I don't disagree with this, and I think that this is a perfectly reasonable reason to go to grad school (it's why I went!). But a problem I see is that many students who excel at these things don't understand how they could have a rich and meaningful life, one that still involves reading and writing in some way, OUTSIDE of academia (and alongside a "normal" job--one that isn't obviously tied to an English degree in the way that high school teaching, journalism, and publishing are). And their faculty advisors themselves often can't imagine such a course, unless they or their close friends have led it, and so some students wind up thinking that the ONLY thing they can do if they like reading and writing and textual analysis is go to grad school.
This concerns me.
Flavia,
Thanks for that clarification - I completely agree with you, but just didn't flesh that whole part of things out :)
Wow, thx for reading the "debate" and responding to it for me.
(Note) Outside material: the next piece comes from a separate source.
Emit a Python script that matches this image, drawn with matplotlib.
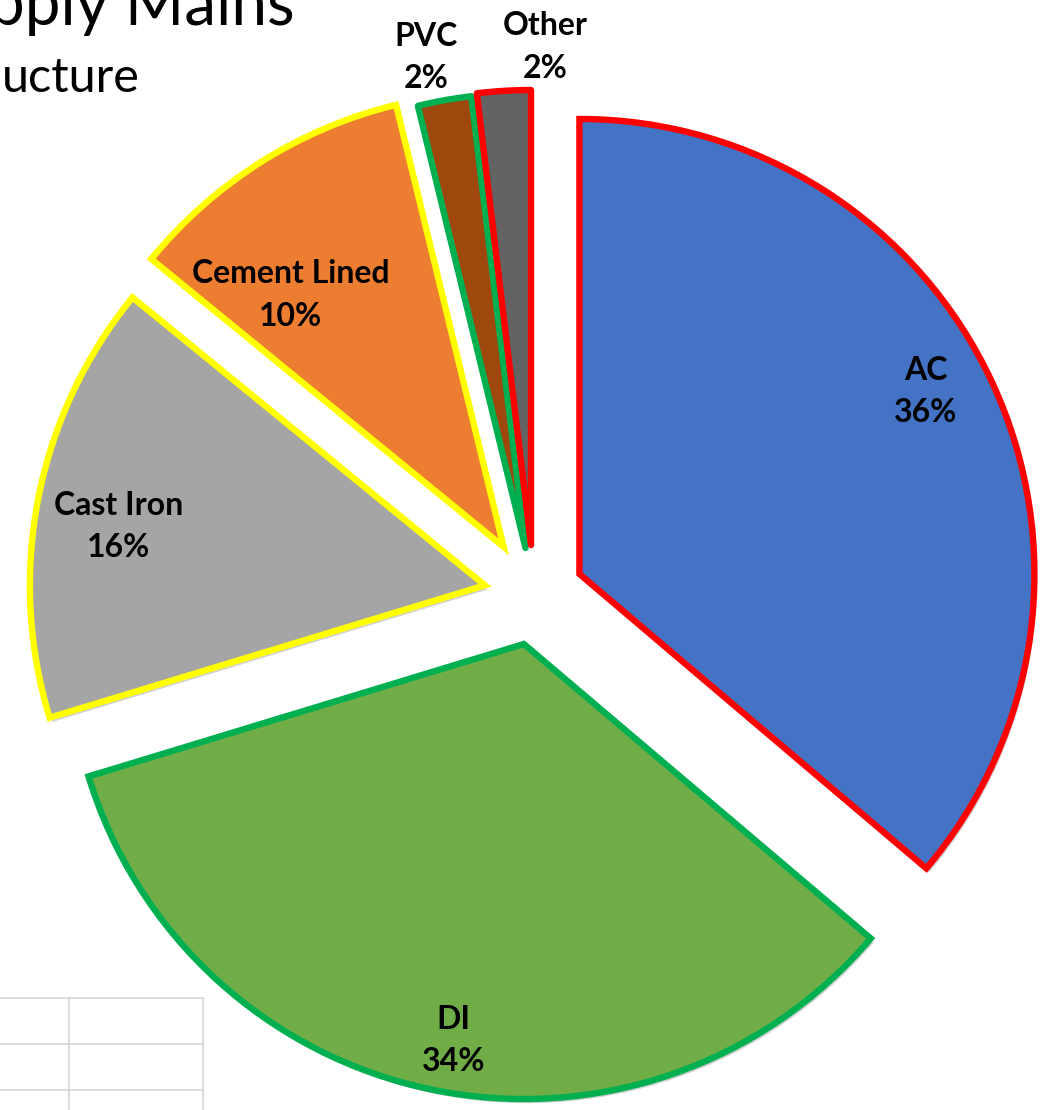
import matplotlib
matplotlib.use("Agg")
import matplotlib.pyplot as plt
import matplotlib.patheffects as pe
import numpy as np

# data (labels show rounded percentages)
names = ['AC', 'DI', 'Cast Iron', 'Cement Lined', 'PVC', 'Other']
shares = [36.2, 34.1, 15.6, 10.3, 1.9, 1.9]
face_colors = ['#4472C4', '#70AD47', '#A5A5A5', '#ED7D31', '#9E480E', '#636363']
edge_colors = ['#FF0000', '#00B050', '#FFFF00', '#FFFF00', '#00B050', '#FF0000']

W, H = 1063, 1110
R = 455
fig = plt.figure(figsize=(W / 100, H / 100), dpi=100)
ax = fig.add_axes([0, 0, 1, 1])

# bit of spreadsheet grid peeking in at the bottom left
grid_c = '#d6d6d6'
for yy in [998, 1044, 1090]:
    ax.plot([0, 203], [H - yy, H - yy], color=grid_c, lw=1.2, zorder=0)
for xx in [69, 203]:
    ax.plot([xx, xx], [H - 998, 0], color=grid_c, lw=1.2, zorder=0)

# pie explode is in data units, so scale the fractions by the radius
explode_frac = [0.11, 0.11, 0.11, 0.125, 0.105, 0.11]
wedges, _ = ax.pie(shares, startangle=90, counterclock=False,
                   center=(534, H - 595), radius=R,
                   explode=[e * R for e in explode_frac],
                   colors=face_colors, frame=True)
ax.set_xlim(0, W)
ax.set_ylim(0, H)
ax.set_aspect('equal')
ax.axis('off')

for w, ec in zip(wedges, edge_colors):
    w.set_edgecolor(ec)
    w.set_linewidth(4.6)
    w.set_joinstyle('miter')
    w.set_path_effects([pe.SimplePatchShadow(offset=(2, -3), shadow_rgbFace='k', alpha=0.18),
                        pe.Normal()])
wedges[4].set_joinstyle('round')
wedges[5].set_joinstyle('round')

# where each label sits, as fraction of radius and angle shift from the bisector
label_r = [0.86, 0.885, 0.815, 0.725, 1.10, 1.095]
label_dang = [3.0, 1.6, 2.0, 8.0, 1.2, -5.0]
total = sum(shares)
for w, name, val, lr, da in zip(wedges, names, shares, label_r, label_dang):
    ang = np.deg2rad((w.theta1 + w.theta2) / 2 + da)
    cx, cy = w.center
    tx = cx + lr * w.r * np.cos(ang)
    ty = cy + lr * w.r * np.sin(ang)
    ax.text(tx, ty, f"{name}\n{100 * val / total:.0f}%", ha='center', va='center',
            fontsize=23, fontweight='bold', family='Lato', linespacing=1.55,
            color='black')

# cropped title
ax.text(295, H - 25, "pply Mains", ha='right', va='baseline', fontsize=46,
        family='Lato', color='black')
ax.text(140, H - 92, "ucture", ha='right', va='baseline', fontsize=35,
        family='Lato', color='black')

fig.savefig('out.png', dpi=100)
As one of those English grads getting one of those easy PhDs, I don't think I could have come across that thread without screaming.
Always happy to help, Artemis :) Righteous indignation is one of my specialties :)
Great concluding bit--another post I wish I could print and copy and send out to (some of) our faculty and admin!
But, issues of your anonymity and intellectual property aside, I'm afraid of someone tracking me down via the blogroll. :)
I want to print this post out, require all of my students to read it, send it out with my holiday cards, post it on every flat surface, and mail it to the president. THANK YOU!
That whole devaluing the humanities thing drives me crazy. Even at my SLAC, that's apparent. There's a gap in money to departments, so that the humanities faculty can't buy simple things like computers.
Anyway, interestingly, what's really devalued here is writing. Almost all the classes are done by adjuncts. It's interesting because at many institutions, even though many comp classes are taught by grad students, the teaching of writing has become more valued and more professionalized.
I also wonder if we're not over supplied but way under demand.